The south side elevation is abutted by the adjoining No. 346, and the north side elevation is abutted by No. 350. The rear west elevation is pebbledash rendered and features a two-storey red brick return to the left and a three-storey stair return to the right, both built around 1990 as part of the conversion to flats, with uPVC windows throughout.

The front garden is enclosed by a replacement concrete plinth wall and steel railing, with a steel pedestrian gate hung on replacement red brick pillars. The rear yard is enclosed by a replacement tall red brick wall, with a bitmac shared alleyway opening onto Hopefield Avenue.

Some alterations detract from the building's character, specifically the demolition of the original outhouses, the introduction of uPVC windows throughout, the application of dry-dash render, the construction of the new rear return, and the use of fibre cement roof slates. Nevertheless, the retained sandstone dressings, the Tudoresque half-timbered gable, and the original brickwork continue to define the character of the front elevation, and some historic interior detail survives.

The building is one of a group of four similar houses in the terrace originally known as Clonsilla — the others being Nos. 344, 346, and 350 — each with slight variations, with a further two terraced dwellings attached at the north end that together form the wider coherent row at Nos. 344–354 Antrim Road.

The Antrim Road was originally laid out in 1830. By the 1850s, as recorded on the second edition Ordnance Survey map of 1858, the land to the north of the Belfast Waterworks and the Limestone Road remained predominantly rural.
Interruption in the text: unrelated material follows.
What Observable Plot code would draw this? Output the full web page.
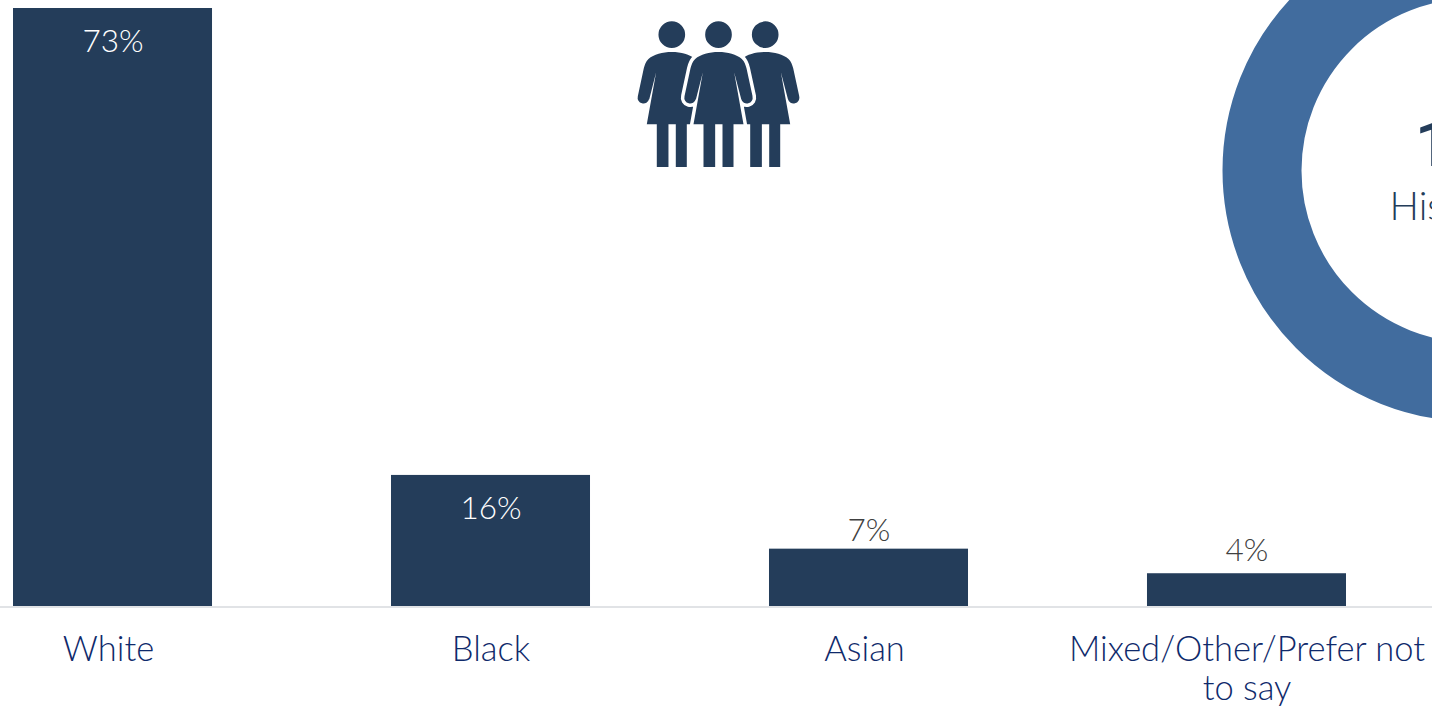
<!DOCTYPE html>
<html>
<head>
<meta charset="utf-8">
<script src="https://cdn.jsdelivr.net/npm/d3@7"></script>
<script src="https://cdn.jsdelivr.net/npm/@observablehq/plot@0.6"></script>
<style>
  html, body { margin: 0; padding: 0; background: #fff; overflow: hidden; }
  svg { display: block; }
</style>
</head>
<body>
<div id="chart"></div>
<script>
// Ethnicity breakdown, in percent
const categories = ["White", "Black", "Asian", "Mixed/Other/Prefer not\nto say"];
const shares = [73, 16, 7, 4];
const insideLabel = [true, true, false, false];
const ringLabels = ["1", "His"];

const rows = categories.map((category, i) => ({
  category,
  share: shares[i],
  inside: insideLabel[i]
}));

const navy = "#243d5a";
const ringBlue = "#416c9e";
const axisInk = "#0f2a6b";
const fontFamily = "Lato, 'Noto Sans', sans-serif";

// Pictogram of one figure, drawn around its own centre
const figure = {
  draw(context, size) {
    const k = Math.sqrt(size / Math.PI) / 219;
    const X = (x) => x * k;
    const Y = (y) => (y - 251) * k;
    context.moveTo(X(40), Y(73));
    context.arc(X(0), Y(73), 40 * k, 0, 2 * Math.PI);
    context.closePath();
    context.moveTo(X(0), Y(125));
    context.bezierCurveTo(X(28), Y(125), X(54), Y(132), X(70), Y(146));
    context.bezierCurveTo(X(78), Y(153), X(81), Y(163), X(84), Y(174));
    context.lineTo(X(102), Y(257));
    context.arc(X(85), Y(262), 17.5 * k, -0.25, Math.PI - 0.25);
    context.lineTo(X(47), Y(186));
    context.lineTo(X(75), Y(342));
    context.lineTo(X(45), Y(342));
    context.lineTo(X(45), Y(470));
    context.lineTo(X(12), Y(470));
    context.lineTo(X(12), Y(342));
    context.lineTo(X(-10), Y(342));
    context.lineTo(X(-10), Y(470));
    context.lineTo(X(-45), Y(470));
    context.lineTo(X(-45), Y(342));
    context.lineTo(X(-75), Y(342));
    context.lineTo(X(-47), Y(186));
    context.lineTo(X(-68), Y(268));
    context.arc(X(-85), Y(262), 17.5 * k, 0.25, Math.PI + 0.25);
    context.lineTo(X(-84), Y(174));
    context.bezierCurveTo(X(-81), Y(163), X(-78), Y(153), X(-70), Y(146));
    context.bezierCurveTo(X(-54), Y(132), X(-28), Y(125), X(0), Y(125));
    context.closePath();
  }
};

const figureMark = (offset, halo) =>
  Plot.dot([0], {
    frameAnchor: "top-left",
    dx: 718 + offset,
    dy: 93.5,
    r: 73,
    symbol: figure,
    fill: navy,
    stroke: halo ? "#fff" : "none",
    strokeWidth: halo ? 7 : 0,
    paintOrder: "stroke"
  });

const tickStyle = {
  anchor: "bottom",
  tickSize: 0,
  tickPadding: 26,
  fontSize: 34.5,
  lineHeight: 1.15,
  fill: axisInk,
  fontWeight: 300,
  tickFormat: (d) => d,
  label: null
};

// Value label above a short bar, with its own lift
const outsideLabel = (share, lift) =>
  Plot.text(rows.filter((d) => d.share === share), {
    x: "category",
    y: "share",
    text: (d) => `${d.share}%`,
    dy: -lift,
    fontSize: 31.5,
    fontWeight: 300,
    fill: "#404040"
  });

const chart = Plot.plot({
  width: 1432,
  height: 706,
  marginTop: 0,
  marginRight: 0,
  marginBottom: 100,
  marginLeft: 0,
  style: { fontFamily, background: "#fff" },
  x: {
    type: "band",
    domain: categories,
    range: [13, 1346],
    paddingInner: 0.4735,
    paddingOuter: 0,
    align: 0,
    round: false
  },
  y: { axis: null, domain: [0, 73], range: [606, 8] },
  marks: [
    // Hispanic ring, cut off by the right edge of the page
    Plot.dot([0], {
      frameAnchor: "top-left",
      dx: 1473,
      dy: 170,
      r: 211.5,
      fill: "none",
      stroke: ringBlue,
      strokeWidth: 79
    }),
    Plot.text([ringLabels[0]], {
      text: (d) => d,
      frameAnchor: "top-left",
      lineAnchor: "middle",
      dx: 1414.5,
      dy: 145,
      textAnchor: "start",
      fontFamily: "Roboto, sans-serif",
      fontSize: 63,
      fontWeight: 500,
      fill: navy
    }),
    Plot.text([ringLabels[1]], {
      text: (d) => d,
      frameAnchor: "top-left",
      lineAnchor: "middle",
      dx: 1389,
      dy: 207,
      textAnchor: "start",
      fontSize: 39,
      fontWeight: 300,
      fill: navy
    }),

    figureMark(-46.7, false),
    figureMark(46.7, false),
    figureMark(0, true),

    Plot.ruleY([0], { stroke: "#e1e3e6", strokeWidth: 2, dy: 0.5 }),
    Plot.barY(rows, { x: "category", y: "share", fill: navy }),

    Plot.text(rows.filter((d) => d.inside), {
      x: "category",
      y: "share",
      text: (d) => `${d.share}%`,
      dy: 33,
      fontSize: 31.5,
      fontWeight: 300,
      fill: "#fff"
    }),
    outsideLabel(7, 18),
    outsideLabel(4, 23),

    // Category labels sit under their bars, the first and third slightly left
    Plot.axisX({ ...tickStyle, ticks: [categories[0], categories[2]], dx: -4.5 }),
    Plot.axisX({ ...tickStyle, ticks: [categories[1], categories[3]] })
  ]
});

document.getElementById("chart").append(chart);
</script>
</body>
</html>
As Belfast's population expanded and its shipbuilding, rope-making, and textile industries grew through the mid-19th century, a number of gentlemen's mansions and wealthy merchants' houses were established in Skegoneill, which swiftly became one of the most affluent areas of the city. Nos. 344–354 Antrim Road were built on the grounds of Hopefield House, a two-storey six-bay mansion previously occupied by the Sinclair family. The majority of those grounds were built over during the 1870s; Nos. 416–428 Antrim Road were constructed on the same parcel of land in 1872.

The four houses of Clonsilla (Nos. 344–350) were built for Andrew Wright, a local pawnbroker and clerk at the Belfast Loan Office at Nos. 49–51 Ann Street, who himself resided at No. 3 Cranston Place. The architects, Young and Mackenzie, were a partnership formed between Robert Young and John Mackenzie around 1867. The Dictionary of Irish Architects describes the firm as "the leading architects for the Presbyterian Church in the North-East" who also received some of the most important commercial commissions in the city. The firm designed a large number of contemporary terraces throughout Belfast during the Victorian period. The adjoining Nos. 352–354 Antrim Road were added in 1899 in a similar style, and the completed terrace appears on the third edition Ordnance Survey map of 1901–02, by which time the surrounding area had been fully developed with terraced streets.
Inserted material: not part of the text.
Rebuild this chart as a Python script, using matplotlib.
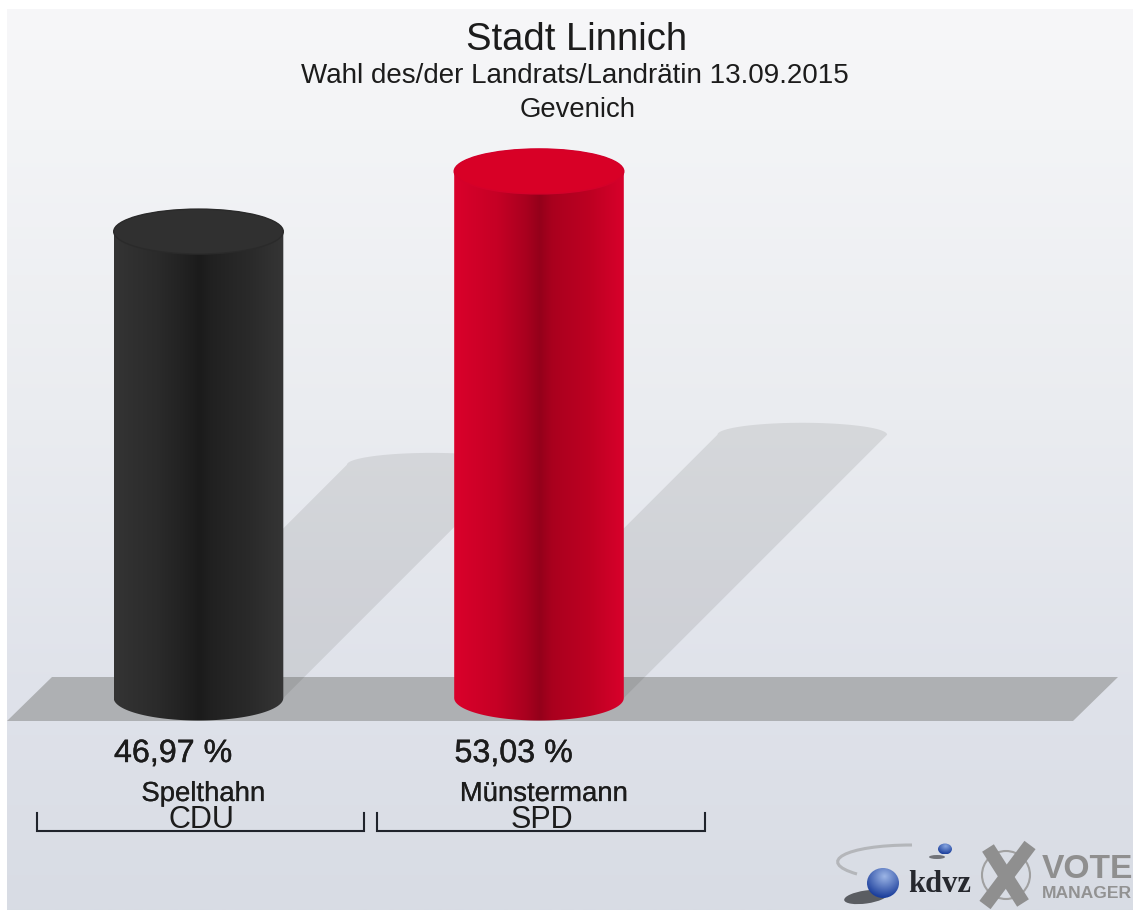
import numpy as np
import matplotlib
matplotlib.use('Agg')
from matplotlib import pyplot as plt
from matplotlib import patheffects as pe
from matplotlib.colors import LinearSegmentedColormap, to_rgb
from matplotlib.patches import Polygon, Ellipse, Circle, PathPatch
from matplotlib.path import Path

plt.rcParams['font.family'] = ['Liberation Sans', 'DejaVu Sans']

W, H = 1133, 910

# data
candidates = ['Spelthahn', 'Münstermann']
parties = ['CDU', 'SPD']
shares = [46.97, 53.03]
share_labels = ['46,97 %', '53,03 %']
title = 'Stadt Linnich'
subtitle = 'Wahl des/der Landrats/Landrätin 13.09.2015'
district = 'Gevenich'

# chart scale in pixels
PX_PER_PCT = 9.93
PX_PER_BAR = 340.5
BASE_Y = 698
FIRST_X = 198.5
HALF_W = 84.8 / PX_PER_BAR
CAP_B = 22.5 / PX_PER_PCT

bar_cmaps = [
    LinearSegmentedColormap.from_list('black', [(0, '#343434'), (.25, '#2b2b2b'), (.42, '#212121'), (.505, '#1b1b1b'), (.58, '#212121'), (.8, '#2a2a2a'), (1, '#353535')]),
    LinearSegmentedColormap.from_list('red', [(0, '#da002b'), (.25, '#c60025'), (.42, '#aa001f'), (.505, '#94001a'), (.58, '#aa001e'), (.8, '#bd0022'), (1, '#d8002b')]),
]
cap_colors = ['#303030', '#d80026']
cap_rims = ['#2a2a2a', '#d4002a']


def txt(x, y, s, size, heavy=0, **kw):
    kw.setdefault('ha', 'center')
    kw.setdefault('color', '#1c1c1c')
    t = fig.text(x / W, 1 - y / H, s, fontsize=size, va='baseline', **kw)
    if heavy:
        t.set_path_effects([pe.withStroke(linewidth=heavy, foreground=kw['color'])])


def cylinder(x, val, cmap, cap, rim):
    t = np.linspace(0, np.pi, 80)
    bottom = np.column_stack([x - HALF_W * np.cos(t), -CAP_B * np.sin(t)])
    top = np.column_stack([x + HALF_W * np.cos(t), val + CAP_B * np.sin(t)])
    body = Polygon(np.vstack([bottom, top]), closed=True, facecolor='none', edgecolor='none')
    ax.add_patch(body)
    grad = np.linspace(0, 1, 256).reshape(1, -1)
    im = ax.imshow(grad, cmap=cmap, aspect='auto', zorder=3,
                   extent=(x - HALF_W, x + HALF_W, -CAP_B, val + CAP_B))
    im.set_clip_path(body)
    ax.add_patch(Ellipse((x, val), 2 * HALF_W, 2 * CAP_B, facecolor=cap, edgecolor=rim, lw=1, zorder=4))


def shadow(x, val):
    # sheared copy of the bar, half as high
    shift = 0.5 * val * PX_PER_PCT / PX_PER_BAR
    t = np.linspace(np.pi, 0, 60)
    arc = np.column_stack([x + shift + HALF_W * np.cos(t), 0.5 * val + 1.2 * np.sin(t)])
    pts = np.vstack([[x - HALF_W, 0], arc, [x + HALF_W, 0]])
    ax.add_patch(Polygon(pts, closed=True, facecolor='#30302c', edgecolor='none', alpha=0.105, zorder=2))


def sphere(cx, cy, rx, ry, light, dark):
    xx, yy = np.meshgrid(np.linspace(-1, 1, 80), np.linspace(-1, 1, 80))
    d = np.clip(np.hypot(xx - 0.1, yy + 0.45) / 1.4, 0, 1)[..., None]
    img = np.array(to_rgb(light)) * (1 - d) + np.array(to_rgb(dark)) * d
    clip = Ellipse((cx, cy), 2 * rx, 2 * ry, facecolor='none', edgecolor='none')
    bg.add_patch(clip)
    im = bg.imshow(img, aspect='auto', extent=(cx - rx, cx + rx, cy + ry, cy - ry), zorder=5)
    im.set_clip_path(clip)


fig = plt.figure(figsize=(W / 100, H / 100), dpi=100, facecolor='white')

# background layer, in pixels
bg = fig.add_axes([0, 0, 1, 1], zorder=0)
ys = np.arange(9, H + 1)
stops_y = [9, 130, 420, 700, 910]
stops_c = np.array([to_rgb(c) for c in ['#f7f7f9', '#f3f4f6', '#eaecf0', '#dfe2ea', '#d8dce4']])
back = np.column_stack([np.interp(ys, stops_y, stops_c[:, i]) for i in range(3)])[:, None, :]
bg.imshow(back, aspect='auto', extent=(7, W, H, 9), zorder=0)
bg.add_patch(Polygon([(52, 677), (1118, 677), (1073, 721), (7, 721)], closed=True,
                     facecolor='#aeb0b3', edgecolor='none', zorder=1))

# brackets under the candidates
for left, right in [(37, 364), (377, 705)]:
    bg.plot([left, left, right, right], [813, 830.5, 830.5, 813], color='#20242c', lw=1.5,
            solid_joinstyle='miter', zorder=2)

# logo
swoosh = Path([(912, 845), (845, 845), (815, 862), (857, 874)], [Path.MOVETO, Path.CURVE4, Path.CURVE4, Path.CURVE4])
bg.add_patch(PathPatch(swoosh, facecolor='none', edgecolor='#b4b6ba', lw=2.2, zorder=3))
bg.add_patch(Ellipse((866, 897), 44, 13, angle=-8, facecolor='#3b3d42', edgecolor='none', alpha=0.8, zorder=4))
bg.add_patch(Ellipse((937, 857), 16, 4, facecolor='#45474c', edgecolor='none', alpha=0.7, zorder=4))
sphere(883, 883, 16, 15, '#9db6e6', '#1c3f9c')
sphere(945, 849, 7, 5.5, '#88a6e0', '#1f439f')
bg.add_patch(Circle((1006, 875), 24, facecolor='none', edgecolor='#a0a0a0', lw=1.5, zorder=3))
bg.plot([988, 1023], [848, 903], color='#8f8f8f', lw=10, solid_capstyle='butt', zorder=4)
bg.plot([1030, 985], [845, 905], color='#8f8f8f', lw=10, solid_capstyle='butt', zorder=4)

bg.set_xlim(0, W)
bg.set_ylim(H, 0)
bg.axis('off')

# chart layer: x in bar index, y in percent
ax = fig.add_axes([0, 0, 1, 1], zorder=1)
ax.patch.set_alpha(0)
positions = np.arange(len(shares))
for x, val in zip(positions, shares):
    shadow(x, val)
for x, val, cmap, cap, rim in zip(positions, shares, bar_cmaps, cap_colors, cap_rims):
    cylinder(x, val, cmap, cap, rim)
ax.set_xlim(-FIRST_X / PX_PER_BAR, (W - FIRST_X) / PX_PER_BAR)
ax.set_ylim(-(H - BASE_Y) / PX_PER_PCT, BASE_Y / PX_PER_PCT)
ax.axis('off')

# texts
txt(577, 50, title, 27.5)
txt(575, 83, subtitle, 20)
txt(578, 117, district, 19.8)
for x, s, name, party in zip(positions, share_labels, candidates, parties):
    px = FIRST_X + x * PX_PER_BAR
    txt(px - 84.5, 762, s, 23.2, heavy=0.3, ha='left')
    txt(px + 4.7, 801, name, 19.8, heavy=0.15)
    txt(px + 2.8, 828, party, 22)

txt(908, 892, 'kdvz', 22, ha='left', family=['Liberation Serif', 'DejaVu Serif'], weight='bold', color='#26282e')
txt(1042, 878, 'VOTE', 24.2, ha='left', weight='bold', color='#8f8f8f')
txt(1042, 898, 'MANAGER', 12.6, ha='left', weight='bold', color='#929292')

fig.savefig('out.png', dpi=100, facecolor='white')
The Annual Revisions set the total rateable value of No. 348 at £37 in 1877. The first recorded occupant was a Major Thomas Bryson; by 1901 the property was occupied by a Mr. John Riordan. The 1911 Census records the tenant as Richard Stephen Grainger, an official Assignee in the Belfast Local Bankruptcy Court. At that time the building was classified as a first-class dwelling comprising 13 rooms with a coal house as its sole outbuilding. By the First General Revaluation of Property in Northern Ireland (covering 1936–57), the rateable value had risen to £46, and ownership of the entire terrace had by the 1930s passed to a Mr. Francis Curley. The Condy family occupied No. 348 from the 1930s to the 1950s, after which ownership passed to a Mr. H. Crawford. By the end of the Second Revaluation (1956–72), the building remained in use as a private dwelling with a rateable value of £47. The terrace was listed in 1987, and Nos. 346–348 were converted into self-contained apartments by around 1990.